The common theme in Rule 29(b), Rule 5, Brady, and its progeny is that relief will be granted only if the information withheld is material.  The United States Supreme Court delineated the standard for determining materiality in United States v. Agurs, 427 U.S. 97, 112-13 (1976):

The proper standard of materiality must reflect our overriding concern with the justice of the finding of guilt.  Such a finding is permissible only if supported by evidence establishing guilt beyond a reasonable doubt.  It necessarily follows that if the omitted evidence creates a reasonable doubt that did not otherwise exist, constitutional error has been committed.  This means that the omission must be evaluated in the context of the entire record.  If there is no reasonable doubt about guilt, whether or not the additional evidence is considered, there is no justification for a new trail.  On the other hand, if the verdict is already of questionable validity, additional evidence of relatively minor importance might be sufficient to create a reasonable doubt.

In the case at bar, the State relied on trial testimony of Adams as well as Johnson.  Arguably, Johnson’s testimony is the stronger of the two, considering that Johnson was in the car seated next to Scott during both the strangling and the stabbing.  Adams’ trial testimony confirmed he was outside the car when he saw Scott strangle Longino and inside the car when Longino was stabbed.  In addition, police recovered Adams’ blood-soaked clothes, suggesting he was in close proximity to Longino when he was stabbed.  Police also recovered a long knife from Scott’s person.  That knife was consistent with Johnson’s eyewitness testimony and with the wound on Longino’s chest.

The document Scott complains the prosecution withheld does little to refute the trial testimony.  In the document, Adams claims he did not see the crime, but he did help drive the car and move the body.  In the document, Adams does not differentiate between the strangling and the stabbing.  While the document may diminish Adams’ credibility, it does not offer exculpatory evidence which would create a reasonable doubt as to Scott’s guilt.  As such, if the defense was in possession of the document at trial, its only purpose would be to impeach Adams’ trial testimony.  Even if the jury would have given less credit to Adams’ testimony, the record taken as a whole still supports a guilty verdict.

CONCLUSION

The trial court denied Scott’s motion for a new trial based on after-discovered evidence, in part, because the document is merely cumulative and impeaching.  The trial court also found the document was not the nature of evidence which would result in a different outcome in a new trial.  The document Scott complains of was not material either to his guilt or punishment.  As such, the omission of this document did not impede Scott’s due process rights, nor did it deprive him of a fair trial.

Accordingly, the trial court’s decision is

AFFIRMED.

KITTREDGE, SHORT, and WILLIAMS, JJ., concur.

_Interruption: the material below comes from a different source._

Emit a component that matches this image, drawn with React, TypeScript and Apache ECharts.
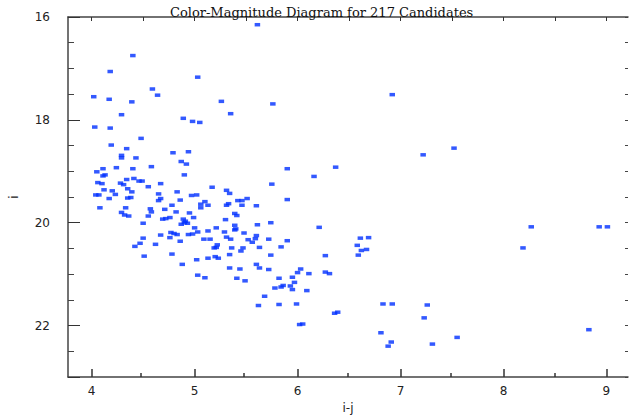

[1] Scott also argues that these documents prove Adams was offered leniency in exchange for his testimony in Scott’s trial, an assertion which further belies Adams’ trial testimony.  The document goes on to state “there have been no promises, threats, coercion, and/or any other forms of duress from any law enforcement official representing Greenville County nor the State of South Carolina.”